● TO DO: Leaving the pictures out, print the lines from the first line of the listing through the line containing "(opm) at (229.5,424.5)", exactly as they read, and no others.

● COLLECTED DATA:

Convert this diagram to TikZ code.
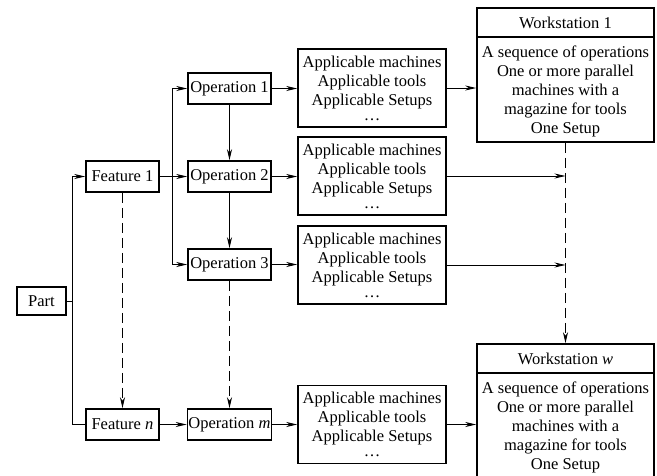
\documentclass[tikz,border=0pt]{standalone}
\usepackage{fontspec}
\setmainfont{Liberation Serif}
\usetikzlibrary{arrows.meta}
% centred block of lines, lowered by #1 without changing its size
\newcommand{\lowblock}[2]{\raisebox{-#1}[\height][\depth]{\begin{tabular}{@{}c@{}}#2\end{tabular}}}
\begin{document}
\begin{tikzpicture}[x=1pt,y=-1pt,
  box/.style={draw, line width=1.6pt, inner sep=1pt, align=center,
    font=\fontsize{16.5}{19}\selectfont},
  feat/.style={box, minimum width=73pt, minimum height=31pt},
  opbox/.style={box, minimum width=83pt, minimum height=31pt},
  appbox/.style={box, minimum width=148pt, minimum height=78pt},
  wshead/.style={box, minimum width=177pt, minimum height=29pt},
  wsbody/.style={box, minimum width=177pt, minimum height=105pt},
  conn/.style={line width=0.9pt},
  tip/.style={-{Stealth[length=11pt,width=5pt,inset=3.5pt]}},
  arr/.style={conn, tip},
  dashline/.style={conn, dash pattern=on 10pt off 5pt},
]
\useasboundingbox (0,0) rectangle (657,475);
\fill[white] (0,0) rectangle (657,475);
\clip (0,0) rectangle (657,475);

% boxes
\node[box, minimum width=49pt, minimum height=28pt] (part) at (41.5,301) {Part};
\node[feat] (f1) at (122.5,176.5) {Feature 1};
\node[feat] (fn) at (122.5,424.5) {Feature \textit{n}};

\node[opbox] (op1) at (229.5,88.5)  {Operation 1};
\node[opbox] (op2) at (229.5,176.5) {Operation 2};
\node[opbox] (op3) at (229.5,264.5) {Operation 3};
\node[opbox] (opm) at (229.5,424.5) {Operation \textit{m}};

\newcommand{\apptext}{\lowblock{2pt}{Applicable machines\\Applicable tools\\Applicable Setups\\[-4pt]\dots}}
\node[appbox] (app1) at (372,88)    {\apptext};
\node[appbox] (app2) at (372,176)   {\apptext};
\node[appbox] (app3) at (372,265)   {\apptext};
\node[appbox] (app4) at (372,424.5) {\apptext};

\newcommand{\wstext}{\lowblock{2pt}{A sequence of operations\\One or more parallel\\machines with a\\magazine for tools\\One Setup}}
\node[wshead] (ws1h) at (565.5,22.5) {Workstation 1};
\node[wsbody] (ws1b) at (565.5,89.5) {\wstext};
\node[wshead] (wswh) at (565.5,358.5) {Workstation \textit{w}};
\node[wsbody] (wswb) at (565.5,425.5) {\wstext};

% part to features
\coordinate (ftrunk) at (72,301);
\draw[conn] (part.east) -- (ftrunk);
\draw[arr] (ftrunk) |- (f1.west);
\draw[conn] (ftrunk) |- (fn.west);
\draw[dashline, tip] (f1.south) -- (fn.north);

% feature 1 to its operations
\coordinate (otrunk) at (172,176.5);
\draw[conn] (f1.east) -- (otrunk);
\draw[arr] (otrunk) |- (op1.west);
\draw[arr] (otrunk) -- (op2.west);
\draw[arr] (otrunk) |- (op3.west);
\draw[arr] (fn.east) -- (opm.west);

% operation sequence
\draw[arr] (op1.south) -- (op2.north);
\draw[arr] (op2.south) -- (op3.north);
\draw[dashline, tip] (op3.south) -- (opm.north);

% operations to resources
\draw[arr] (op1.east) -- (op1.east -| app1.west);
\draw[arr] (op2.east) -- (op2.east -| app2.west);
\draw[arr] (op3.east) -- (op3.east -| app3.west);
\draw[arr] (opm.east) -- (opm.east -| app4.west);

% resources to workstations
\draw[arr] (app1.east) -- (app1.east -| ws1b.west);
\draw[arr] (app2.east) -- (app2.east -| ws1b.south);
\draw[arr] (app3.east) -- (app3.east -| ws1b.south);
\draw[arr] (app4.east) -- (app4.east -| wswb.west);
\draw[dashline, tip] (ws1b.south) -- (wswh.north);
\end{tikzpicture}
\end{document}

● FULL SOLUTION:
Convert this diagram to TikZ code.
\documentclass[tikz,border=0pt]{standalone}
\usepackage{fontspec}
\setmainfont{Liberation Serif}
\usetikzlibrary{arrows.meta}
% centred block of lines, lowered by #1 without changing its size
\newcommand{\lowblock}[2]{\raisebox{-#1}[\height][\depth]{\begin{tabular}{@{}c@{}}#2\end{tabular}}}
\begin{document}
\begin{tikzpicture}[x=1pt,y=-1pt,
  box/.style={draw, line width=1.6pt, inner sep=1pt, align=center,
    font=\fontsize{16.5}{19}\selectfont},
  feat/.style={box, minimum width=73pt, minimum height=31pt},
  opbox/.style={box, minimum width=83pt, minimum height=31pt},
  appbox/.style={box, minimum width=148pt, minimum height=78pt},
  wshead/.style={box, minimum width=177pt, minimum height=29pt},
  wsbody/.style={box, minimum width=177pt, minimum height=105pt},
  conn/.style={line width=0.9pt},
  tip/.style={-{Stealth[length=11pt,width=5pt,inset=3.5pt]}},
  arr/.style={conn, tip},
  dashline/.style={conn, dash pattern=on 10pt off 5pt},
]
\useasboundingbox (0,0) rectangle (657,475);
\fill[white] (0,0) rectangle (657,475);
\clip (0,0) rectangle (657,475);

% boxes
\node[box, minimum width=49pt, minimum height=28pt] (part) at (41.5,301) {Part};
\node[feat] (f1) at (122.5,176.5) {Feature 1};
\node[feat] (fn) at (122.5,424.5) {Feature \textit{n}};

\node[opbox] (op1) at (229.5,88.5)  {Operation 1};
\node[opbox] (op2) at (229.5,176.5) {Operation 2};
\node[opbox] (op3) at (229.5,264.5) {Operation 3};
\node[opbox] (opm) at (229.5,424.5) {Operation \textit{m}};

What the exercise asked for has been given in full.